Yesterday, I was on CNBC's Closing Bell to debate the absurd notion that public employees are the people to blame for state government budget problems. But, what was most interesting about the debate with CNBC's anchor Maria Bartiromo is how she became speechless--and that ain't no easy feat--when I challenged her about class warfare.
The quick lead-up was this: the premise of the program was that those big, bad public unions were using their power to direct stimulus to states in order to save union jobs. To which I said "amen":
If I can first address the main point: thank God for the public sector unions. Because if it wasn't for the public sector unions, and the stimulus money coming to states to save jobs, this economy would not just be in a so-called recession, we'd be at the bottom of the abyss. It's actually the stimulus money that has saved part of the economy and kept that sector going while in fact the private sector has declined because there's no credit as you well know in the private sector, and jobs have been lost like crazy.

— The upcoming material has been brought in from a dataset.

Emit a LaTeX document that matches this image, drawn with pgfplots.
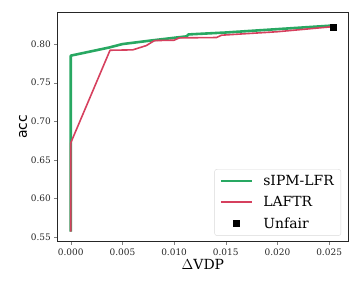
\documentclass[border=0pt]{standalone}
\usepackage{pgfplots}
\pgfplotsset{compat=1.18}
\usepackage{fontspec}
\setmainfont{DejaVu Serif}
\setsansfont{DejaVu Sans}
\definecolor{cgreen}{RGB}{40,168,98}
\definecolor{cred}{RGB}{214,64,94}
\pgfplotsset{
  longline/.style={legend image code/.code={\draw[##1] (0cm,0cm) -- (1.1cm,0cm);}},
  midmark/.style={legend image code/.code={\draw[##1] plot coordinates {(0.55cm,0cm)};}},
}
\begin{document}
\begin{tikzpicture}
\path[use as bounding box] (-58pt,-47pt) rectangle (303pt,242pt);
\begin{axis}[
  scale only axis, width=291pt, height=230pt,
  xmin=-0.00125, xmax=0.02683, ymin=0.5444, ymax=0.8416,
  scaled x ticks=false, scaled y ticks=false,
  xtick={0,0.005,0.01,0.015,0.02,0.025},
  xticklabels={0.000,0.005,0.010,0.015,0.020,0.025},
  ytick={0.55,0.6,0.65,0.7,0.75,0.8},
  yticklabels={0.55,0.60,0.65,0.70,0.75,0.80},
  /pgf/number format/assume math mode=true,
  tick label style={font=\fontsize{9}{10}\selectfont, text=black!85},
  tick align=outside, tick pos=left,
  major tick length=3.5pt,
  axis line style={black!85, line width=0.8pt},
  xlabel={$\Delta$VDP}, xlabel style={font=\fontsize{14}{16}\selectfont, yshift=3pt},
  ylabel={\sffamily acc}, ylabel style={font=\fontsize{14}{16}\selectfont, yshift=-3pt},
  legend style={font=\fontsize{14}{16}\selectfont, draw=black!15, rounded corners=2.5pt, row sep=5.5pt, column sep=8pt, inner xsep=5pt, inner ysep=4pt, at={(0.976,0.024)}, anchor=south east},
  legend cell align=left,
]
\addplot[cgreen, line width=2.6pt, line join=round, longline] coordinates {
 (0,0.557) (0,0.785) (0.0037,0.7955) (0.005,0.800) (0.008,0.805) (0.0112,0.810) (0.0114,0.8125) (0.015,0.815) (0.0253,0.824)
};
\addlegendentry{sIPM-LFR}
\addplot[cred, line width=1.6pt, line join=round, longline] coordinates {
 (0,0.557) (0,0.672) (0.0038,0.792) (0.0060,0.7925) (0.0073,0.798) (0.0081,0.8045) (0.0100,0.805) (0.0105,0.808) (0.0141,0.8085) (0.0146,0.8115) (0.020,0.816) (0.0253,0.8225)
};
\addlegendentry{LAFTR}
\addplot[only marks, mark=square*, mark size=3pt, black, midmark] coordinates {(0.0254,0.8225)};
\addlegendentry{Unfair}
\end{axis}
\end{tikzpicture}
\end{document}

You can watch the whole back-and-forth on this point. But, then, I made this observation on state budgets:
There are two reasons states are in trouble in terms of their budget. One is the overall collapse of the economy thanks to Bernie Madoff, Wall Street, AIG, and all your other friends. The second point is this: we do not have a progressive taxation system anymore. In New York state, which Steve and I both live in, if we went back to a more progressive taxation system, and taxed just the top one percent, we would have about eight or nine billion dollars more which would solve the crisis.
Which sent Bartiromo over the edge (this begins at about 6:48 of the clip):
BARTIROMO: Look, I can't allow you to fan the flames of class warfare on this program. You said, you said "Wall Street and all your other friends." Who's they?
TASINI: Class warfare is, does exist in this country. The problem is, the class that's being affected are 95 percent of the population. Are you telling me there isn't class warfare in this country?
And, then, this:
BARTIROMO: Well, workers are being affected, however, I'm trying to get at the point of why we have these troubled...
TASINI: We have the biggest gap between rich and poor that we've ever had in probably a hundred years. Productivity in the last 30 years has skyrocketed, and workers have gotten no benefit, that is the definition of class warfare.
And Bartiromo, you can tell, is caught for a moment trying to figure out how to dispute the truth. So, instead, she asks her other guest from the wacky Manhattan Institute to respond.
It gets more amusing when Bartiromo throws out the word "socialist" (that's always a show-stopper). But, what I ultimately found interesting--and said so at about 8:57 on the clip--is that neither she or her other guest responded directly to address the FACT that there is class warfare in the country.
Anyway, you can watch the whole thing here (apologies, but the embed code for CNBC videos does not work here):
UPDATE: thanks for all your comments. It's all of you--and this community and others--that continually help get the message out about what is happening to most of the people. I did want to say that there was another important exchange in the "debate" around health care. Bartiromo and other people in the media regularly try to blame the problems in various industries, particularly, auto, on unionized workers. But, they are incapable of dealing with the facts--ideological opposition for all these years to a single-payer, "Medicare for All" system has saddled business with billions of dollars in costs that are killing the economy. In other words, if you were to follow simply the economics--rather than ideology and the coddling of the insurance industry--you would have to conclude that single-payer is the only sane alternative. This regularly escapes these folks.
UPDATE #2: It's been a crazy day so sorry I haven't responded to more comments. I did scan them, however, and have one comment about tone: Bartiromo can be termed many things--wrong, a corporate mouthpiece, a union-basher and other things. This is an open place and I'm for freedom of speech. BUT, I'd like to suggest that we don't cross the line with terms like "skank", nor make derogatory, or frankly any comments, about her physical appearance. That only cheapens, and detracts, from our main argument.